Reckitt Benckiser Q1 25 - 23/04 – when Reckitt Benckiser reported in March the shares popped higher to their highest levels in a year before slipping back. All in all, the results were solid with net revenue of £14.2bn, a like for like increase of 1.4% with an adjusted operating margin of 24.5%, an increase of 140bps. The strong areas of the business were in hygiene and health which saw solid gains in revenue. The weak area was in nutrition which saw a -7.3% decline in net revenue as its acquisition of Mead Johnson in 2017 continues to give that part of the business a continued bout of indigestion. For 2025 the company said it expects to see 3% to 4% LFL net revenue growth in what it calls Core Reckitt with balanced delivery across H1 and H2. Core Reckitt accounts for 71% of group revenue and consists of 11 Powerbrands including Dettol, Nurofen, Finish, Strepsils, Durex, Gaviscon and Vanish. The company also said it remains on track to exit Essential Homes by the end of the year, while evaluating opportunities for Mead Johnson Nutrition, which accounts for 15% of group revenue.             

Tesla Q1 25 – 22/04 – since hitting a new record high of $488 at the end of last year, Tesla’s share price has more than halved as a combination of a backlash against CEO Elon Musk, as well as increased competition hammered the share price. When Tesla reported its end of year and Q4 results at the end of January there was already clear evidence that sales were slowing after noting an 8% decline in automotive revenue. Despite this slowdown we did see a 2% increase in total revenues to $$25.7bn, helped by a sharp rise in energy generation and storage revenue of 113% to $3.06bn. These trends were also reflected in the annual numbers as total automotive revenues for 2024 fell 6% to $77.07bn even as total revenues increased 1% to $97.69bn. The reduction in average selling prices is one reason behind the slowdown in revenues even as total deliveries increased in Q4 to 495.5k, a 2% increase. On an annualised basis deliveries were lower than in 2023, falling by 1% to 1.79m, even as the number of Tesla locations increased 13% to 1,359. On energy generation and storage, the company is seeing a much bigger contribution when it comes to revenue as the number of supercharge connectors and stations rose by 19% and 17% respectively. This trend of weaker revenues is likely to be replicated in the upcoming Q1 numbers after the electric car maker reported a 13% fall in deliveries earlier this month to 336,681, the worst performance in over 2 years. Even without the backlash against Musk, Tesla was already facing a reckoning when it comes to its revenues on its cars, as it reacts to increased competition with lower prices as it looks to compete with BYD in China, but also from legacy automakers whose electric car offerings start to become more compelling. These discounts at the end of last year saw its full year operating margin fall to 7.2%, and annual profits fall by 53% to $2.04. Profits for Q1 are expected to come in at 44c a share.         

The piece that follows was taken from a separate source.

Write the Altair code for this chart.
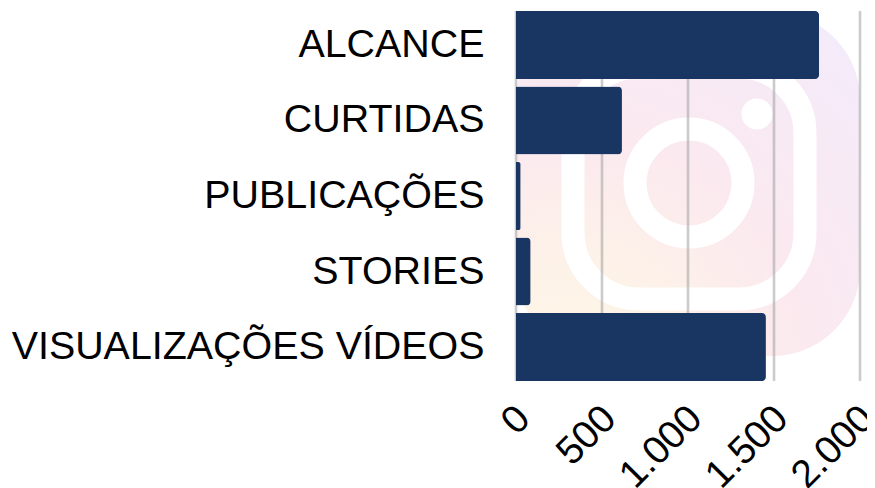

Boeing Q1 25 – 23/04 – you couldn’t ask for more of an American icon than Boeing, and yet here is a company that has staggered from one disaster to another in the last 5 years. The share high point was back in 2019 before the shares plunged in the wake of the crashes of 2 Boeing 737-MAX 8 aircraft both of which pointed to safety failures in the MCAS cockpit control software, and shattered confidence in the aircraft across the industry when it became apparent that Boeing knew about the problems it was causing. Once this became known and subsequent investigations uncovered a litany of other problems with the company’s safety processes leading to significant financial losses, as well as a loss of reputation. There was a time back in the 1980’s when Boeing was a byword for reliability, passengers and pilots alike used to say “if it’s not Boeing I’m not going”. This has changed in the last 5 years to the point a lot of passengers were, and still are saying “if it's Boeing, I’m not going”, with many passengers actively boycotting routes that use Boeing aircraft. It’s very true what they say, trust is very hard earned, but only takes a minute to destroy, and Boeing’s recent troubles are a good example of that truism. Even President Trump has taken aim at Boeing for their failure to deliver two new Airforce One aircraft, which were signed off in his first term and should have been ready to fly by now, and have been delayed again until 2027 or 2028. In reality the company is still in a shambles, having to cope with strikes from a disgruntled workforce on top of all its other issues. The company is not only having problems with its civil aviation business but also in its space division after 2 astronauts were stranded on the ISS in June after the Boeing Starliner capsule reported a malfunction. Last year the company lost $11.8bn, with the 3 months to the end of last year costing it $3.8bn due to strike action. Boeing last posted a profit back in 2018 and with the business continuing to face an uphill task when it comes to repairing its reputation we can expect many more difficult quarters for this iconic American brand. The FAA currently has a production cap of 38 Boeing 737 MAX 8 aircraft per month, after the loss of a door plug on an Alaskan Airlines flight in 2024, until the company can prove it has got on top of its quality control issues with Boeing management hopeful that this will be increased to 42 by the end of the year.

Alphabet Q1 25 – 24/04 – having seen the shares hit a new record high in early February the shares have gone one way since then, sliding lower despite a very healthy set of Q4 results to round off another record year for the Google and YouTube owner. Q4 revenue of $96.47bn, a 12% increase on 2023 and profits of $2.15c a share. Annual revenues of $350bn, up from $307.4bn. Cloud revenue came in at $11.96bn, a decent increase on last year’s $9.19bn, but below market expectations which just goes to show sometimes you just can’t win no matter how well you do. The company reported Solid growth in all areas – search rose from $48bn to $54bn. Advertising also saw a sizable jump to $72.46bn, while YouTube also saw a rise from $9.2bn to $10.47bn. Profits increased sharply in both services and cloud, although losses increased in the other bets division which includes Waymo to $1.17bn. One other reason for the share price slide could have been the company’s announcement it intends to spend $75bn as it looks to expand on its AI capabilities, with $16bn to $18bn coming in Q1. Will this be money well spent when you have the likes of DeepSeek claiming AI success on a fraction of the cost? Profits for Q1 are expected to come in at $2.02 a share.